From a technical perspective, there’s still a vague sense that XCOM 2 struggles under its own weight. Playing on a GTX 1060, there have been moments between turns when War of the Chosen slows uncomfortably, long seconds passing as the game presumably wrestles with unseen calculations.
On the plus side, this expansion sees the sequel’s more ambitious art style come into its own. In the cities of the Lost, you’ll find statuesque bodies frozen at the point of death, arms raised in vain like the citizens of Herculaneum. Firaxis dress these ghoulish mannequins in green fairy lights for maximum eeriness – and, in an inspired touch, cause them to collapse into dust as your squaddies brush past. We’ve come a long way from the sometimes incohesive look of Enemy Unknown.
Back to Shin & McIntyre, however: I can’t tell you how their story ends, but I cantell you that their relationship is under new strain.
Lately, Shin has been suffering from phobophobia – a fear of panic with the whiff of Darkest Dungeon about it. Lead designer Jake Solomon would say it has something to do with the fact that I’ve repeatedly sent him onto the battlefield while fatigued. I’d suggest it has everything to do with the fact that McIntyre took a potshot at him in a state of sectoid-induced temporary madness.

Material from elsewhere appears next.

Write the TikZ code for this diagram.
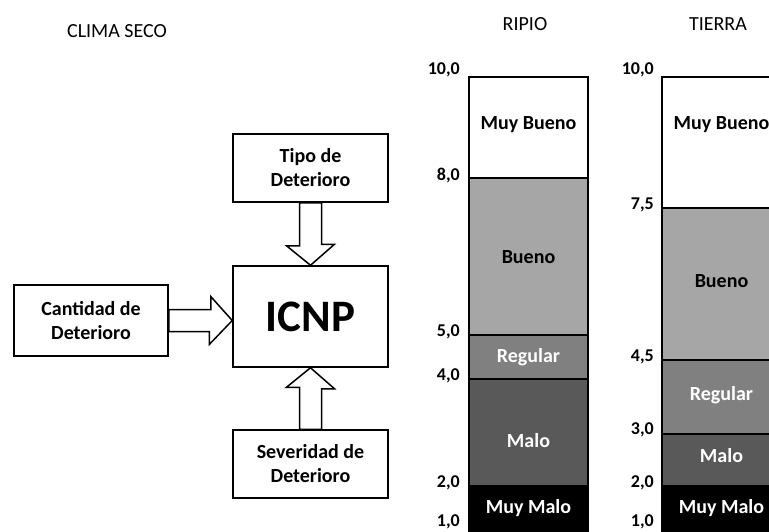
\documentclass[tikz,border=0pt]{standalone}
\usepackage{fontspec}
\setmainfont{Carlito}
\usetikzlibrary{calc}
\definecolor{buenocolor}{RGB}{166,166,166}
\definecolor{regularcolor}{RGB}{128,128,128}
\definecolor{malocolor}{RGB}{89,89,89}
\tikzstyle{block} = [rectangle, draw, line width=1.5pt, minimum width=155pt, minimum height=68pt, align=center, font=\bfseries\fontsize{20}{24}\selectfont]
\tikzstyle{bigarrow} = [draw, line width=1.5pt, fill=white, line join=miter]
\tikzstyle{segment} = [draw, line width=1.2pt]
\tikzstyle{levelnum} = [anchor=east, inner sep=0pt, font=\bfseries\fontsize{18}{20}\selectfont]
\tikzstyle{levelname} = [font=\bfseries\fontsize{20}{22}\selectfont]
\tikzstyle{header} = [font=\fontsize{20}{22}\selectfont]

\begin{document}
\begin{tikzpicture}[x=1pt, y=-1pt]
    \useasboundingbox (0,0) rectangle (769,531);
    \clip (0,0) rectangle (769,531);

    % Left: inputs of the index
    \node[header] (clima) at (117, 31) {CLIMA SECO};

    \node[block] (tipo) at (310.5, 168) {Tipo de\\Deterioro};
    \node[block, minimum height=101pt, font=\bfseries\fontsize{45}{50}\selectfont] (icnp) at (310.5, 316.5) {ICNP};
    \node[block, minimum width=154pt, minimum height=71pt] (cant) at (91, 320.5) {Cantidad de\\Deterioro};
    \node[block] (sev) at (310.5, 464) {Severidad de\\Deterioro};
    \coordinate (rtip) at (icnp.west |- cant.east);

    \draw[bigarrow] ($(tipo.south)+(-11,0)$) -- ++(0,43) -- ++(-13,0) -- (icnp.north)
        -- ($(icnp.north)+(24,-21)$) -- ++(-13,0) -- ($(tipo.south)+(11,0)$) -- cycle;
    \draw[bigarrow] ($(cant.east)+(0,-11)$) -- ++(42,0) -- ++(0,-13) -- (rtip)
        -- ($(rtip)+(-23,24)$) -- ++(0,-13) -- ($(cant.east)+(0,11)$) -- cycle;
    \draw[bigarrow] ($(sev.north)+(-11,0)$) -- ++(0,-42) -- ++(-13,0) -- (icnp.south)
        -- ($(icnp.south)+(24,21)$) -- ++(-13,0) -- ($(sev.north)+(11,0)$) -- cycle;

    % RIPIO scale
    \node[header] (ripio) at (525, 24) {RIPIO};
    \draw[segment, fill=white] (469,77) rectangle (588,178);
    \draw[segment, fill=buenocolor] (469,178) rectangle (588,335);
    \draw[segment, fill=regularcolor] (469,335) rectangle (588,379);
    \draw[segment, fill=malocolor] (469,379) rectangle (588,486);
    \draw[segment, fill=black] (469,486) rectangle (588,560);
    \node[levelname] (rmb) at (528.5, 125) {Muy Bueno};
    \node[levelname] (rb) at (528.5, 257) {Bueno};
    \node[levelname, text=white] (rr) at (528.5, 357) {Regular};
    \node[levelname, text=white] (rm) at (528.5, 441) {Malo};
    \node[levelname, text=white] (rmm) at (528.5, 508) {Muy Malo};
    \node[levelnum] (r100) at (460, 70) {10,0};
    \node[levelnum] (r80) at (460, 175) {8,0};
    \node[levelnum] (r50) at (460, 332) {5,0};
    \node[levelnum] (r40) at (460, 376) {4,0};
    \node[levelnum] (r20) at (460, 483) {2,0};
    \node[levelnum] (r10) at (460, 522) {1,0};

    % TIERRA scale
    \node[header] (tierra) at (718, 24) {TIERRA};
    \draw[segment, fill=white] (662,77) rectangle (781,208);
    \draw[segment, fill=buenocolor] (662,208) rectangle (781,360);
    \draw[segment, fill=regularcolor] (662,360) rectangle (781,434);
    \draw[segment, fill=malocolor] (662,434) rectangle (781,486);
    \draw[segment, fill=black] (662,486) rectangle (781,560);
    \node[levelname] (tmb) at (721.5, 125) {Muy Bueno};
    \node[levelname] (tb) at (721.5, 281) {Bueno};
    \node[levelname, text=white] (tr) at (721.5, 395) {Regular};
    \node[levelname, text=white] (tm) at (721.5, 456) {Malo};
    \node[levelname, text=white] (tmm) at (721.5, 508) {Muy Malo};
    \node[levelnum] (t100) at (654, 70) {10,0};
    \node[levelnum] (t75) at (654, 205) {7,5};
    \node[levelnum] (t45) at (654, 357) {4,5};
    \node[levelnum] (t30) at (654, 430) {3,0};
    \node[levelnum] (t20) at (654, 483) {2,0};
    \node[levelnum] (t10) at (654, 522) {1,0};
\end{tikzpicture}
\end{document}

But hey, we’re still printing those posters. I see them sometimes, pasted to the side of ruined buildings outside ADVENT’s urban jurisdiction. Two heroes who, any day now, might become martyrs.
In its new expansion, XCOM 2 makes people of its soldiers and turns its aliens into personalities. It cares about the individual. But that’s only so you feel the loss of your bonds more keenly, and hate the enemy more personally. In War of the Chosen, Firaxis are being kind to be cruel.